**Problem to work on**
Everything from the first line of the data below through the line that contains "from bokeh.resources import INLINE" should be written out exactly, please, and nothing more; the pictures stay out.

**Source material**
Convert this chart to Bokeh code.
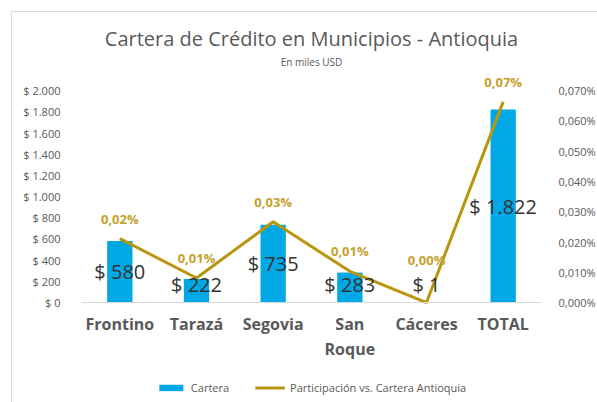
from bokeh.plotting import figure
from bokeh.layouts import column
from bokeh.models import (ColumnDataSource, Range1d, FactorRange, LinearAxis, FixedTicker,
                          CustomJSTickFormatter, Title, Legend, LegendItem, Span)
from bokeh.core.properties import value
from bokeh.embed import file_html
from bokeh.resources import INLINE

# ---- data ----
categories = ["Frontino", "Tarazá", "Segovia", "San Roque", "Cáceres", "TOTAL"]
cartera = [580, 222, 735, 283, 1, 1822]                 # miles USD
participacion = [0.0211, 0.0081, 0.0267, 0.0103, 0.0000, 0.0663]  # percent
left_ticks = [0, 200, 400, 600, 800, 1000, 1200, 1400, 1600, 1800, 2000]
right_ticks = [0.0, 0.01, 0.02, 0.03, 0.04, 0.05, 0.06, 0.07]

FONT = "Open Sans"
GRAY = "#595959"
BLUE = "#00A9E6"
GOLD = "#B8960F"
GOLD_LABEL = "#C4A22C"
BORDER = "1px solid #d9d9d9"

bar_labels = ["$ " + f"{v:,}".replace(",", ".") for v in cartera]
bar_label_y = [max(v / 2, 170) for v in cartera]
pct_labels = [f"{v:.2f}".replace(".", ",") + "%" for v in participacion]
pct_label_y = [max(v, 0.0075) for v in participacion]
cat_line1 = [c.split(" ")[0] for c in categories]
cat_line2 = [" ".join(c.split(" ")[1:]) for c in categories]
zeros = [0] * len(categories)

src = ColumnDataSource(dict(cat=categories, cartera=cartera, pct=participacion,
                            blab=bar_labels, bly=bar_label_y,
                            plab=pct_labels, ply=pct_label_y,
                            c1=cat_line1, c2=cat_line2, zero=zeros))

Y_MIN, Y_MAX = -670, 2200
p = figure(x_range=categories, y_range=Range1d(Y_MIN, Y_MAX), width=586, height=361,
           output_backend="svg", toolbar_location=None,
           min_border_left=69, min_border_right=57, min_border_bottom=0,
           min_border_top=57)
p.margin = (11, 0, 0, 11)
p.styles = {"border-top": BORDER, "border-left": BORDER}
p.title_location = None
p.extra_y_ranges = {"pct": Range1d(Y_MIN * 0.07 / 2000, Y_MAX * 0.07 / 2000)}
p.outline_line_color = None
p.xgrid.visible = False
p.ygrid.visible = False
p.xaxis.visible = False
p.background_fill_color = "white"
p.border_fill_color = "white"

# category axis line at zero
p.add_layout(Span(location=0, dimension="width", line_color="#d9d9d9", line_width=1))

bars = p.vbar(x="cat", top="cartera", width=0.33, source=src,
              fill_color=BLUE, line_color=None)
line = p.line(x="cat", y="pct", source=src, y_range_name="pct",
              line_width=3, line_color=GOLD)

p.text(x="cat", y="bly", text="blab", source=src, text_align="center",
       text_baseline="middle", text_font=value(FONT), text_font_size="20px",
       text_color="#333333")
p.text(x="cat", y="ply", text="plab", source=src, y_range_name="pct",
       y_offset=-20, text_align="center", text_baseline="middle",
       text_font=value(FONT), text_font_size="13px", text_font_style="bold",
       text_color=GOLD_LABEL)

# category labels (two lines where needed)
for col, off in (("c1", 21), ("c2", 46)):
    p.text(x="cat", y="zero", text=col, source=src, y_offset=off,
           text_align="center", text_baseline="middle", text_font=value(FONT),
           text_font_size="16px", text_font_style="bold", text_color=GRAY)

# left axis
ya = p.yaxis[0]
ya.ticker = FixedTicker(ticks=left_ticks)
ya.formatter = CustomJSTickFormatter(code="""
return '$ ' + tick.toFixed(0).replace(/\\B(?=(\\d{3})+(?!\\d))/g, '.');
""")
ya.axis_line_color = None
ya.major_tick_line_color = None
ya.minor_tick_line_color = None
ya.major_label_standoff = 15
ya.major_label_text_font = FONT
ya.major_label_text_font_size = "11px"
ya.major_label_text_color = GRAY

# right axis
ra = LinearAxis(y_range_name="pct", ticker=FixedTicker(ticks=right_ticks),
                formatter=CustomJSTickFormatter(code="""
return tick.toFixed(3).replace('.', ',') + '%';
"""))
ra.axis_line_color = None
ra.major_tick_line_color = None
ra.minor_tick_line_color = None
ra.major_label_standoff = 11
ra.major_label_text_font = FONT
ra.major_label_text_font_size = "11px"
ra.major_label_text_color = GRAY
p.add_layout(ra, "right")

# titles
p.add_layout(Title(text="En miles USD", align="center", text_font=FONT,
                   text_font_size="10px", text_font_style="normal",
                   text_color=GRAY, standoff=2), "above")
p.add_layout(Title(text="Cartera de Crédito en Municipios - Antioquia", align="center",
                   text_font=FONT, text_font_size="20px", text_font_style="normal",
                   text_color=GRAY, standoff=0), "above")

# legend in its own strip (renderers use the same data, outside the visible range)
lf = figure(width=586, height=30, output_backend="svg", toolbar_location=None,
            min_border=0, x_range=FactorRange(factors=categories),
            y_range=Range1d(5000, 6000))
lf.margin = (0, 0, 0, 11)
lf.styles = {"border-left": BORDER}
lf.axis.visible = False
lf.grid.visible = False
lf.outline_line_color = None
lb = lf.vbar(x="cat", top="cartera", width=0.33, source=src,
             fill_color=BLUE, line_color=None)
ll = lf.line(x="cat", y="cartera", source=src, line_width=3, line_color=GOLD)
legend = Legend(items=[LegendItem(label="Cartera", renderers=[lb]),
                       LegendItem(label="Participación vs. Cartera Antioquia", renderers=[ll])],
                orientation="horizontal", location="center", glyph_width=30,
                glyph_height=8, label_text_font=FONT, label_text_font_size="11px",
                label_text_color=GRAY, spacing=26, border_line_color=None,
                background_fill_alpha=0)
lf.add_layout(legend)

open("out.html", "w").write(file_html(column(p, lf, spacing=0), INLINE))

**Exercise result**
Convert this chart to Bokeh code.
from bokeh.plotting import figure
from bokeh.layouts import column
from bokeh.models import (ColumnDataSource, Range1d, FactorRange, LinearAxis, FixedTicker,
                          CustomJSTickFormatter, Title, Legend, LegendItem, Span)
from bokeh.core.properties import value
from bokeh.embed import file_html
from bokeh.resources import INLINE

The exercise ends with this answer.